Construction has begun on the first 60MW of a proposed 1200MW Kennedy Energy Park, with the ceremonial turning of the sod on Monday at the site of the world-leading wind, solar, and battery storage project in north Queensland.
The $160 million first stage of the grid-connected hybrid renewables project, which is being developed by Windlab and Japan’s Eurus Energy, will initially combine 43.2MW of wind, 15MW of single axis tracking solar PV, and a 2MW/4MWh lithium-ion battery storage system supplied by US giant Tesla.
The first phase of the project is expected to be completed and feeding energy into the grid by late 2018, with Queensland government owned CS Energy contracted to purchase the renewable electricity under a 10-year power purchase agreement.
The second phase of the overall project, dubbed Big Kennedy, is expected to provide up to 1,200MW of wind energy and is expected to play a key role in balancing Queensland’s rapidly growing big solar capacity.
Commencement of construction of phase one follows a new round of debt finance from the CEFC ($94 million) in October, alongside an $18 million refundable grant from ARENA.

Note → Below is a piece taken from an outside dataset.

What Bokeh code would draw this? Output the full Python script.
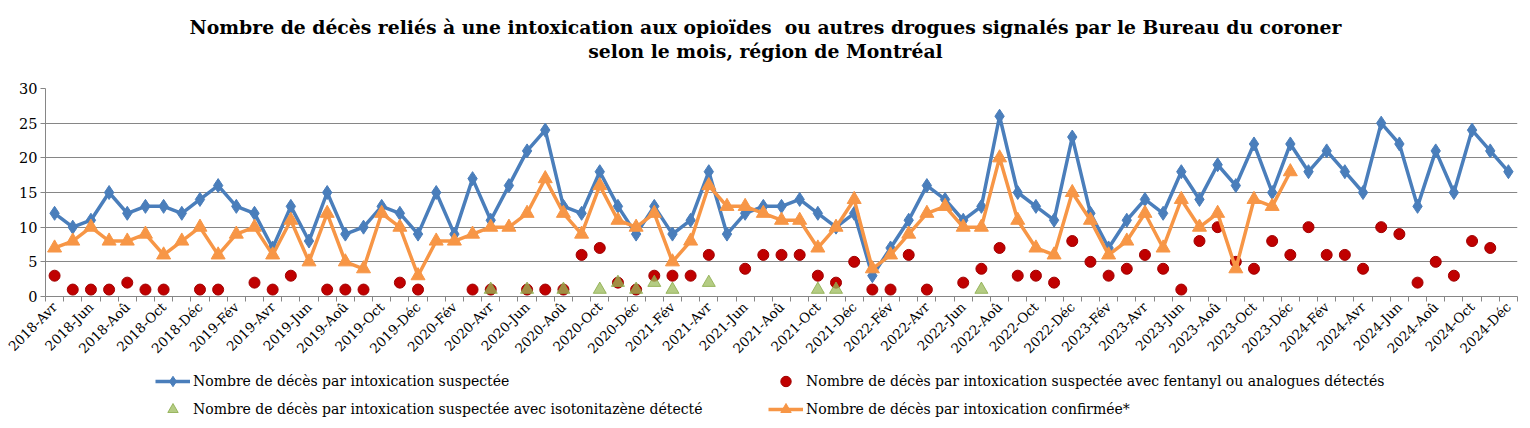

Windlab – which is a Canberra-based CSIRO spin-off – also managed to raise $50 million through a highly successful initial public offer in August. The now ASX-listed company floated 25 million shares at $2 each, the proceeds of which were divided between existing investors, and phase one of the Kennedy project.
“This is an industry first that will produce and feed clean renewable energy into the grid with much greater consistency and reliability from a combination of solar, wind and battery storage,” said Windlab CEO Roger Price in a statement on Monday.
“It’s also an important and valuable demonstration of how renewable energy can be used to cost effectively meet most network demand for power – day and night.
Price said he expected that the sort of hybrid configuration being modelled by Kennedy would be increasingly used, particularly in remote locations and emerging markets, as the world shifted to a clean energy future.
“We are excited about the opportunities that the expertise gained from this pioneering project will present as we seek to replicate it across selected locations in Australia and Southern Africa,” he said.
Price said the Hughenden site had an excellent solar irradiation pattern and exceptional complementary wind resources, which tended to blow at night.
He said the pairing of wind and solar resources would be vital to the achievement of Queensland’s state government target of 50% renewable energy by 2030.
“This is the first stage of what is likely to become a multibillion-dollar investment program in and around Hughenden as this region becomes Australia’s leading renewable energy location with the completion of Queensland’s Clean Energy Hub, with “Big Kennedy” at its centre,” Price said.
CS Energy chairman Jim Soorley said the start of construction marked a great day for the region, and reinforced its reputation as the renewable energy capital of of the state.
“CS Energy is proud of its role in Kennedy Energy Park through a long-term agreement to purchase the electricity output and a proportion of the large scale generation certificates from the planned hybrid generation facility,” he said.
“The agreement supports the CS Energy strategy to facilitate renewable energy development in Queensland while continuing to provide reliable baseload electricity through its existing portfolio of power stations.